The celebratory programming for the 100th anniversary of the birth of American composer Samuel Barber (1910-81) started last night on the East Campus of Duke University and continued in Memorial Hall on the University of North Carolina campus. UNC Symphony Orchestra Music Director Tonu Kalam opened the concert with the seldom programmed Piano Concerto, Op. 38 (1962), with UNC alumna Molly Morkoski (Class of 1994) as his virtuosic soloist. Kalam fields the largest all-student orchestra CVNC knows of in this state. There were about 36 violins, 14 violas, 18 cellos, and 7 double basses. Brass, percussion, and woodwinds were present in the usual numbers. The large string section paid dividends in the gorgeous, plush Brahms symphony which ended the evening.
Kalam spoke from the stage about the Barber centennial and about the Piano Concerto, which he said would join with those of Bartók, Prokofiev, and Rachmaninoff as among the best concertos for keyboard from the twentieth century. He said soloist Morkoski had been a concerto winner as an undergraduate, having played a Liszt concerto, and had gone on to a successful career in music combining teaching while still concertizing with a focus on contemporary music.
Barber’s Piano Concerto represents the acme of the composer’s reputation. It was commissioned by publisher G. Shirmer on the occasion of the firm’s 100th anniversary in 1961. Barber composed the piece with the virtuoso technique of John Browning in mind. Browning gave the premiere September 24, 1961, with the Boston Symphony Orchestra conducted by Erich Leinsdorf. This description of the piece is drawn from Kalam’s program note and Richard Whitehouse’s CD notes for the Naxos recording. An imperious cadenza passage for solo piano opens the work, leading to “brusque orchestral chords presaging the agitated first theme.” The scoring is “prodigiously demanding of both the soloist and the orchestra.” The theme is “developed in a capricious dialogue between piano and woodwind” before the flute and horn provide a short codetta. A solo oboe introduces the “plaintive second theme” elaborated by expressive strings before the piano enters. Its rippling ostinato motion leads a drive to the climax capped by a brilliant piano cadenza followed by a brief coda. Highlights of the second movement, Canzone, are gently undulating strings supporting a wistful melodic idea in solo woodwinds. The piano takes up the melody and a “bitter-sweet dialogue ensues” before the keyboard expands the idea into “an intricate arabesque.” There are plenty of fireworks for the pianist, the brass and the percussion in the finale, which resembles a fiercely energetic free rondo with two reoccurring musical thoughts.

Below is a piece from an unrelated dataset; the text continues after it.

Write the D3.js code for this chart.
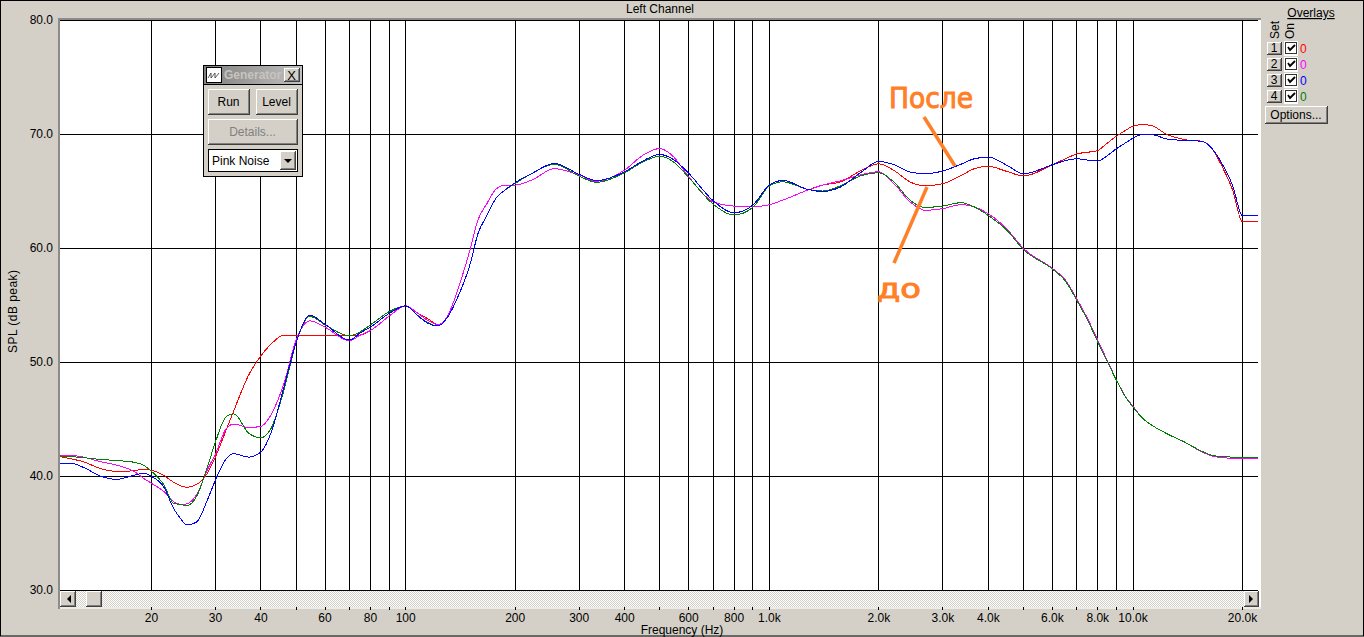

Morkoski played the Piano Concerto using a score but it was hardly a hindrance to her intense virtuosity. Her dynamic range was tremendous, from perfectly focused fff notes to hushed, quiet passages. She articulated the fastest passages unerringly. Her cadenzas were breath-taking. Kalam led a superb, idiomatic interpretation with good orchestral balance and attentive accompaniment. The delicate opening of the second movement was especially well done with fine solos from flutist Gracie Murchison, harpist Caroline Scism, and oboist Kiran Bhardwaj.
What a pleasure it was to hear the Second Symphony in D, Op. 73 of Johannes Brahms (1833-97) given by a really large orchestra awash with lots of well-played strings! Many of the symphony’s themes begin in the cellos, and Kalam’s cellos really dug into them. The violins and violas reveled in Brahms’ delicious melodies. A few intonation slips detracted but little from the composer’s bucolic writing for horns. Kiran Bhardwaj’s second movement oboe solo was superbly phrased. Clarinets and other woodwinds made strong contributions. The crucial rasps by the three trombones came off just right in the last movement. Principal horn Daniel Hammond and other principal players earned their acknowledgements by Kalam.